Sermon published by Pastor Joel Pukallus
Bible reading - Mark 1:4-11
As we have talked about before, the arrow pretty much always points down. If we were to draw a diagram, a simple way of showing how the relationship between God and us works, it would always be an arrow pointing down. This was pointed out by Kelly Fryer in the book “Reclaiming the “L” Word, and it holds true time and time again.
The Christmas story shows us in the most obvious of ways that God comes down to us. God comes down in the person of Jesus to a world that could not save itself to raise us up to be with him.
This week, so soon after the birth of Jesus, having skipped over about 30 years of his life, we hear again of God coming down. John’s baptism of repentance ended with the baptism of Jesus. John was baptising people, exhorting them to repent and wait for the promised Messiah, and with the baptism of Jesus, the Messiah had come. Jesus had no need to repent, he was sinless and perfect, but he was baptised by John in solidarity with us, so that the message from the Father might be the same message that we hear in our baptism.
And what was that message? “You are my son, you are my daughter, whom I love, with you I am well pleased.”
Interestingly enough, in Matthew’s gospel, the voice of God the Father is recorded as not speaking to Jesus, but about him, where he says “THIS is my beloved son, I take delight in him”.
So if he was not speaking for Jesus’ benefit, who was he speaking to? It was for the crowd. Letting them know what had happened here, and who Jesus was. These days, we do not have the crowds that they had then. So who are those words for now? Who do we have to witness a baptism? The Godparents and congregation are there as witnesses to tell the person throughout their life: I was there when God said that this (you) are his beloved son, I was there when God said that this (you) are my beloved daughter.
In Mark and Luke, where the voice speaks “you are my beloved son”, even then, it was not for Jesus benefit, he knew he was the son of God, he had been from eternity and would be for evermore. Again, it was for the crowds, and also, as Jesus was baptised like we are, the words were also for us who come after, who are baptised into his name.

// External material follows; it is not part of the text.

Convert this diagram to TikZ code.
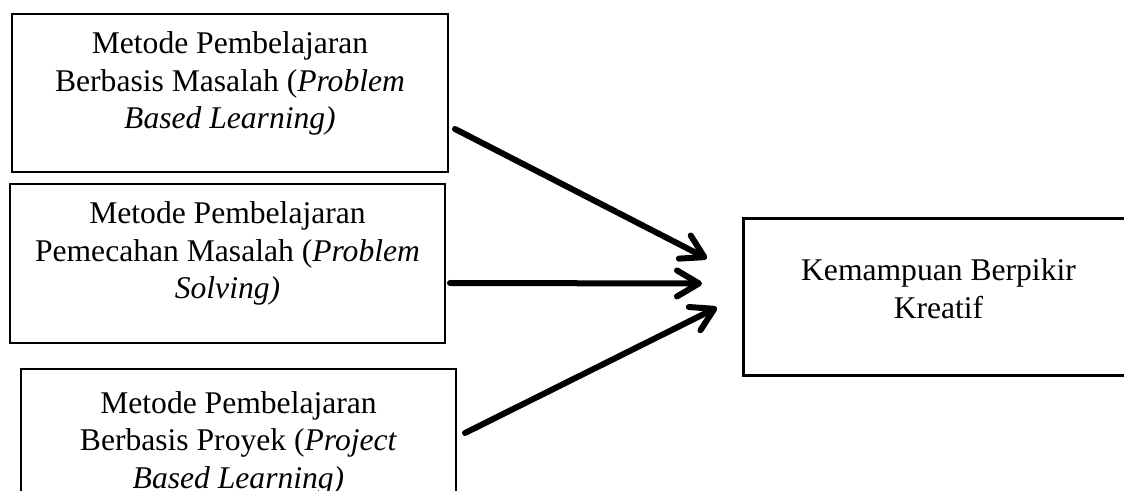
\documentclass[tikz,border=0pt]{standalone}
\usepackage{fontspec}
\setmainfont{Liberation Serif}
\usetikzlibrary{arrows.meta,positioning}

\begin{document}
\begin{tikzpicture}[x=0.5pt, y=-0.5pt,
  box/.style={draw, line width=1pt, anchor=north west, align=center, inner sep=0pt, font=\fontsize{15.8}{18.75}\selectfont},
  arr/.style={-{Straight Barb[length=11pt, width=13pt, round]}, line width=3pt, line cap=round},
]
\clip (0,0) rectangle (1124,491);
\node[box, minimum width=218pt, text height=57.5pt, text depth=21.5pt] (pbl) at (11,13) {Metode Pembelajaran\\Berbasis Masalah (\textit{Problem}\\\textit{Based Learning)}};
\node[box, minimum width=217.5pt, text height=57.5pt, text depth=22pt] (pms) at (9,183) {Metode Pembelajaran\\Pemecahan Masalah (\textit{Problem}\\\textit{Solving)}};
\node[box, minimum width=217.5pt, text height=59.5pt, text depth=26.5pt] (pjbl) at (20,368) {Metode Pembelajaran\\Berbasis Proyek (\textit{Project}\\\textit{Based Learning)}};
\node[box, line width=1.5pt, minimum width=195pt, text height=50pt, text depth=28.5pt] (kbk) at (742,217) {Kemampuan Berpikir\\Kreatif};

\draw[arr] ([shift={(6,36)}]pbl.east) -- ([shift={(-35,-38.5)}]kbk.west);
\draw[arr] ([shift={(4,19.5)}]pms.east) -- ([shift={(-40,-13.5)}]kbk.west);
\draw[arr] ([shift={(8,-22)}]pjbl.east) -- ([shift={(-25,10.5)}]kbk.west);
\end{tikzpicture}
\end{document}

So for us, when we are down, and depressed, and hit by temptations that just will not leave us any peace, when God feels far away, and his love a distant memory. When we feel that we can not even face him because of the things that we have done, and the shame we have brought him, when we feel that God must be so angry with us that he never wants to see us again, we can remember that we are baptised, and hear again those words “You are my Son, you are my daughter, with you I am well pleased”. We are forgiven through the waters of our baptism, through the Spirit that comes down, through no merit of our own, but by the grace of the God who ALWAYS comes down.
And do not dare doubt his words. You might be thinking “God can’t be well pleased with me, you don’t know what I have done, or where I have been”. But God does know, and still he says it to you. In John 8 we hear that if the son sets you free, you will be free indeed. So if the father declares you free, if he declares you forgiven, if he declares you to be his beloved child, then free, forgiven, and a child you are indeed!
We have a God whose words can make a universe appear out of nothing, a God who can make light out of darkness by the power of his word. If he can do all this, then we dare not doubt that he can bring light into our darkness by the power of his words, his words that accomplish what they say.
God has come down. In his Son at Christmas, in the Spirit at our Baptism and in Holy Communion. And he looks at you and says, and you need to hear this over and over: you are my Son! You are my daughter! With you I am well pleased.
And God has shown us how much he loves us, and what he is willing to do to have us with him, to free us from all that other stuff that drags us down. He did this on the only one occasion that I can recall where God didn’t come down. And that’s when Jesus got up. Up from the grave, up from the darkness and the cold.
Doesn’t his willingness to go through all that prove to us how much we are his Sons and daughters whom he loves, with whom he is well pleased?
God has come down to us. He has raised us up to be with him in the place of his Son. And one day, we will raise us up again. Thanks be to God. Amen.